Stated goal: Write out the lines from the top of the material through the line with "label_dy = [0.0, 0.75, -0.1, 0.0, 0.0, 0.0, 0.0, 0.0, 0.1]", exactly and with nothing added.

— START —

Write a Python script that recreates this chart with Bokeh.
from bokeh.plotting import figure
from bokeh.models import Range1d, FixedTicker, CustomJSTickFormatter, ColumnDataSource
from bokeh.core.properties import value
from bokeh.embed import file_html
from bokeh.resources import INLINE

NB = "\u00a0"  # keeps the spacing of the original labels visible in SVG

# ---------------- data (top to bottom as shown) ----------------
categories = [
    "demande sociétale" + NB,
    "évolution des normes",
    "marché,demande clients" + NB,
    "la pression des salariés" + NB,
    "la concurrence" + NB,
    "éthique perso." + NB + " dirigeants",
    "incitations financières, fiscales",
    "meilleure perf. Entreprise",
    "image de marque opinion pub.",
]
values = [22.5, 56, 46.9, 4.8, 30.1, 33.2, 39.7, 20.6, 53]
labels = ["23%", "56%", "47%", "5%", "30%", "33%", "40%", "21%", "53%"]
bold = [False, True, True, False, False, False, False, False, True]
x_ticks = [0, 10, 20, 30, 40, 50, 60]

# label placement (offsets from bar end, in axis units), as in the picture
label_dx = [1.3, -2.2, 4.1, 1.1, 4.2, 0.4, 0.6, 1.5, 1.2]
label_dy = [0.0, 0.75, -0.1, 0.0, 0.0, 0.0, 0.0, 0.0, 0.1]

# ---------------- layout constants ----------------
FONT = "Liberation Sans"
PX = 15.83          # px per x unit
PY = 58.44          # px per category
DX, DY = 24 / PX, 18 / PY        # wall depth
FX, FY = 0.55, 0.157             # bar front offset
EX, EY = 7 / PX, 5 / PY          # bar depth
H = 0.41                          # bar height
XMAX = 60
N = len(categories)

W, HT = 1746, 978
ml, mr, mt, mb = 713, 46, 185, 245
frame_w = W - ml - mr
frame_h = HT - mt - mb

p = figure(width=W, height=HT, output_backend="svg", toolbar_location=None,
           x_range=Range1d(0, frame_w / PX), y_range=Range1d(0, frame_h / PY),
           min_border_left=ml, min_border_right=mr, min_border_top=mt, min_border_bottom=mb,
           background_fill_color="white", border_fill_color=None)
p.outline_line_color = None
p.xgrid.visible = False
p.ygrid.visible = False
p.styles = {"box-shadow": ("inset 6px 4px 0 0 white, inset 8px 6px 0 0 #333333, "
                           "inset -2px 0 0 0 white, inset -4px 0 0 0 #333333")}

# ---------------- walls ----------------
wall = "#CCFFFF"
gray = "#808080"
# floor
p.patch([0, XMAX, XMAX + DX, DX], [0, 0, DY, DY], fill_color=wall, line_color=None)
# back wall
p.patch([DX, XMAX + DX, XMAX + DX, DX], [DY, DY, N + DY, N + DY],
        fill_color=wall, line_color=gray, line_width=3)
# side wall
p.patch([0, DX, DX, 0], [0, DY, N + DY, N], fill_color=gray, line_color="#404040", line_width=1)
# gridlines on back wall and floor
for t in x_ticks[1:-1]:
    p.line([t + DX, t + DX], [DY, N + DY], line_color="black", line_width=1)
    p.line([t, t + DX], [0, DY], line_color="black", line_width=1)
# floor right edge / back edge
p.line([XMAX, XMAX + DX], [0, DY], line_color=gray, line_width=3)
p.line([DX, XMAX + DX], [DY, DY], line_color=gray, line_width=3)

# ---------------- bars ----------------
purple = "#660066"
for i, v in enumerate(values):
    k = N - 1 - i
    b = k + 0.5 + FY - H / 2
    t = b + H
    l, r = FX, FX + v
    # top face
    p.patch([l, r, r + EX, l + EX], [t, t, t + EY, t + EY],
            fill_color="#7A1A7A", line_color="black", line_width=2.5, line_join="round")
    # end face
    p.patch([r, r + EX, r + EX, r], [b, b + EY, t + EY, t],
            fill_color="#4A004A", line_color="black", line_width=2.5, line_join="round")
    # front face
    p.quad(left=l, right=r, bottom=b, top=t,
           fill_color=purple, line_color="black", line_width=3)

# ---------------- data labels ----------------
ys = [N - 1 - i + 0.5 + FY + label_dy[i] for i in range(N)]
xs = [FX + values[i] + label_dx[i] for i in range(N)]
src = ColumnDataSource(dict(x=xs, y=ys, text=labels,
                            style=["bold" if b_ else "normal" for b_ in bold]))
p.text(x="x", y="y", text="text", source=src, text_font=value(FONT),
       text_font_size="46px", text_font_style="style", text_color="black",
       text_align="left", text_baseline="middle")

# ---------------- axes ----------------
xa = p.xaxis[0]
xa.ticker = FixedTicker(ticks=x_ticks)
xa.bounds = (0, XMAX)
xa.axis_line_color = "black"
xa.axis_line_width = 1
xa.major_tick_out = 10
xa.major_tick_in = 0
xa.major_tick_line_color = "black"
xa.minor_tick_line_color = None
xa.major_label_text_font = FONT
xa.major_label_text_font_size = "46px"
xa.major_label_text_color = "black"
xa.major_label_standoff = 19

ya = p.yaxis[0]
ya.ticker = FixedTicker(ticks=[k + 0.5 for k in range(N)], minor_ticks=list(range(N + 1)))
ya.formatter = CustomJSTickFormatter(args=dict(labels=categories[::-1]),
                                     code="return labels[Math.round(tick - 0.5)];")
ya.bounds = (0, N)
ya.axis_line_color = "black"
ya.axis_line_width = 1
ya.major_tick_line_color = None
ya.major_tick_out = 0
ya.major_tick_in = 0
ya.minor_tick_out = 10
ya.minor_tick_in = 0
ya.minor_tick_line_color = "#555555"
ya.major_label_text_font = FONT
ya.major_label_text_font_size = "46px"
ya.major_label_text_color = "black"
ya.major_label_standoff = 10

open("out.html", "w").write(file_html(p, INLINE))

— END —

Expected answer:
Write a Python script that recreates this chart with Bokeh.
from bokeh.plotting import figure
from bokeh.models import Range1d, FixedTicker, CustomJSTickFormatter, ColumnDataSource
from bokeh.core.properties import value
from bokeh.embed import file_html
from bokeh.resources import INLINE

NB = "\u00a0"  # keeps the spacing of the original labels visible in SVG

# ---------------- data (top to bottom as shown) ----------------
categories = [
    "demande sociétale" + NB,
    "évolution des normes",
    "marché,demande clients" + NB,
    "la pression des salariés" + NB,
    "la concurrence" + NB,
    "éthique perso." + NB + " dirigeants",
    "incitations financières, fiscales",
    "meilleure perf. Entreprise",
    "image de marque opinion pub.",
]
values = [22.5, 56, 46.9, 4.8, 30.1, 33.2, 39.7, 20.6, 53]
labels = ["23%", "56%", "47%", "5%", "30%", "33%", "40%", "21%", "53%"]
bold = [False, True, True, False, False, False, False, False, True]
x_ticks = [0, 10, 20, 30, 40, 50, 60]

# label placement (offsets from bar end, in axis units), as in the picture
label_dx = [1.3, -2.2, 4.1, 1.1, 4.2, 0.4, 0.6, 1.5, 1.2]
label_dy = [0.0, 0.75, -0.1, 0.0, 0.0, 0.0, 0.0, 0.0, 0.1]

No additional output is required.